ImportError: No module named ‘application’

By default, flask looks for a file called app.py in your current working directory (because we’ve configured the value of FLASK_APP, an environment variable, to be app.py). If seeing this error, odds are you’ve run flask in the wrong directory!

OSError: [Errno 98] Address already in use

If, upon running flask, you see this error, odds are you (still) have flask running in another tab. Be sure to kill that other process, as with ctrl-c, before starting flask again.
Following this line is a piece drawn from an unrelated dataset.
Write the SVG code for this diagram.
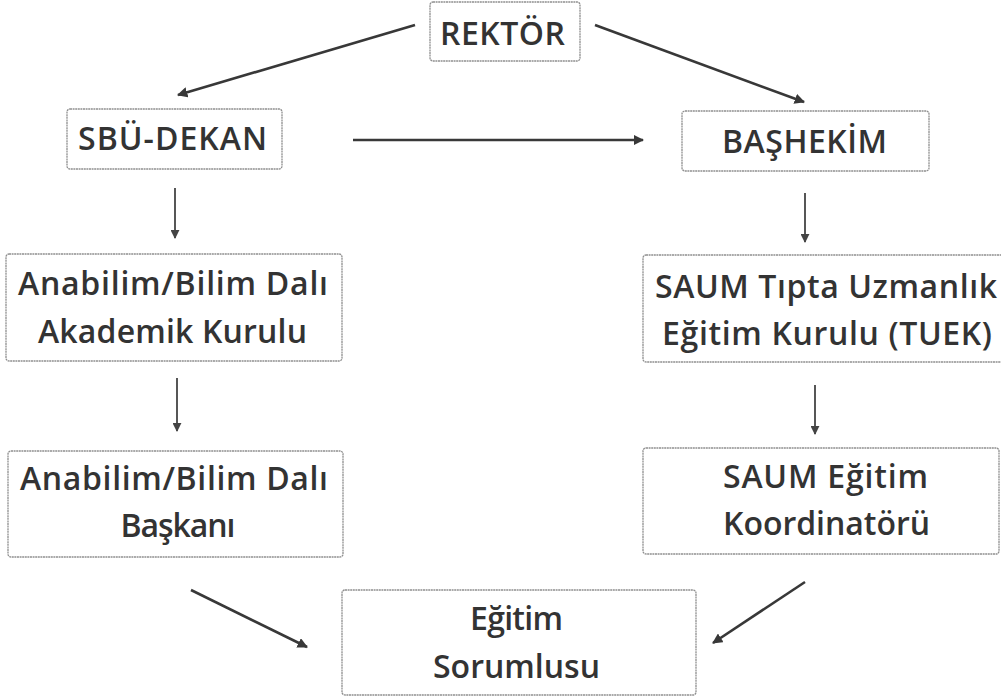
<svg xmlns="http://www.w3.org/2000/svg" width="1001" height="700" viewBox="0 0 1001 700">
<style>
.box{fill:#fff;stroke:#8f8f8f;stroke-width:1.3;stroke-dasharray:2 0.6}
.t{font-family:"Open Sans","Liberation Sans",sans-serif;font-size:32px;fill:#333;text-anchor:middle;font-weight:600}
.c{stroke:#383838;stroke-width:2.6;fill:none;marker-end:url(#ah)}
.d{stroke:#444;stroke-width:1.8;fill:none;marker-end:url(#ah2)}
</style>
<defs>
<marker id="ah" viewBox="0 0 10 10" refX="9" refY="5" markerWidth="4" markerHeight="4" orient="auto" markerUnits="strokeWidth">
<path d="M0,0 L10,5 L0,10 z" fill="#383838"/>
</marker>
<marker id="ah2" viewBox="0 0 10 10" refX="9" refY="5" markerWidth="5" markerHeight="5" orient="auto" markerUnits="strokeWidth">
<path d="M0,0 L10,5 L0,10 z" fill="#444"/>
</marker>
</defs>
<rect width="1001" height="700" fill="#fff"/>
<g id="connectors">
<line class="c" x1="415" y1="25" x2="178" y2="95"/>
<line class="c" x1="595" y1="25" x2="804" y2="102"/>
<line class="c" x1="353" y1="140" x2="643" y2="140"/>
<line class="d" x1="175" y1="188" x2="175" y2="238"/>
<line class="d" x1="177" y1="378" x2="177" y2="431"/>
<line class="d" x1="805" y1="193" x2="805" y2="242"/>
<line class="d" x1="815" y1="385" x2="815" y2="434"/>
<line class="c" x1="191" y1="590" x2="307" y2="647"/>
<line class="c" x1="805" y1="582" x2="713" y2="643"/>
</g>
<g id="rektor">
<rect class="box" x="430" y="2" width="150" height="59" rx="3"/>
<text class="t" x="502.5" y="45" textLength="125">REKTÖR</text>
</g>
<g id="sbu-dekan">
<rect class="box" x="67" y="109" width="215" height="60" rx="3"/>
<text class="t" x="172.5" y="150" textLength="189">SBÜ-DEKAN</text>
</g>
<g id="bashekim">
<rect class="box" x="682" y="111" width="247" height="60" rx="3"/>
<text class="t" x="804.5" y="153" textLength="165">BAŞHEKİM</text>
</g>
<g id="akademik-kurul">
<rect class="box" x="6" y="254" width="336" height="107" rx="3"/>
<text class="t" x="173" y="295" textLength="310">Anabilim/Bilim  Dalı</text>
<text class="t" x="172.5" y="343" textLength="269">Akademik Kurulu</text>
</g>
<g id="baskan">
<rect class="box" x="8" y="451" width="335" height="106" rx="3"/>
<text class="t" x="174" y="490" textLength="308">Anabilim/Bilim  Dalı</text>
<text class="t" x="178" y="537" textLength="115">Başkanı</text>
</g>
<g id="tuek">
<rect class="box" x="643" y="255" width="362" height="107" rx="3"/>
<text class="t" x="826" y="298" textLength="342">SAUM Tıpta Uzmanlık</text>
<text class="t" x="827" y="345" textLength="330">Eğitim Kurulu (TUEK)</text>
</g>
<g id="koordinator">
<rect class="box" x="643" y="448" width="356" height="106" rx="3"/>
<text class="t" x="825.5" y="488" textLength="205">SAUM Eğitim</text>
<text class="t" x="826.5" y="535" textLength="207">Koordinatörü</text>
</g>
<g id="egitim-sorumlusu">
<rect class="box" x="342" y="590" width="354" height="105" rx="3"/>
<text class="t" x="516.5" y="630" textLength="93">Eğitim</text>
<text class="t" x="516.5" y="678" textLength="167">Sorumlusu</text>
</g>
</svg>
If you haven’t any such other tab, execute fuser -k 8080/tcp to kill any processes that are (still) listening on TCP port 8080.

How to Submit

  1. While in your finance directory, create a ZIP file of your website by executing:
    zip -r finance.zip *
  2. Download your finance.zip file by control-clicking or right-clicking on the file in your codespace’s file browser and choosing Download.
  3. Go to CS50’s Gradescope page.
  4. Click Problem Set 9: Finance.
  5. Drag and drop your finance.zip file to the area that says Drag & Drop. Be sure it has that exact filename! If you upload a file with a different name, the autograder likely will fail when trying to run it, and ensuring you have uploaded files with the correct filename is your responsibility!
  6. Click Upload.

You should see a message that says “Problem Set 9: Finance submitted successfully!”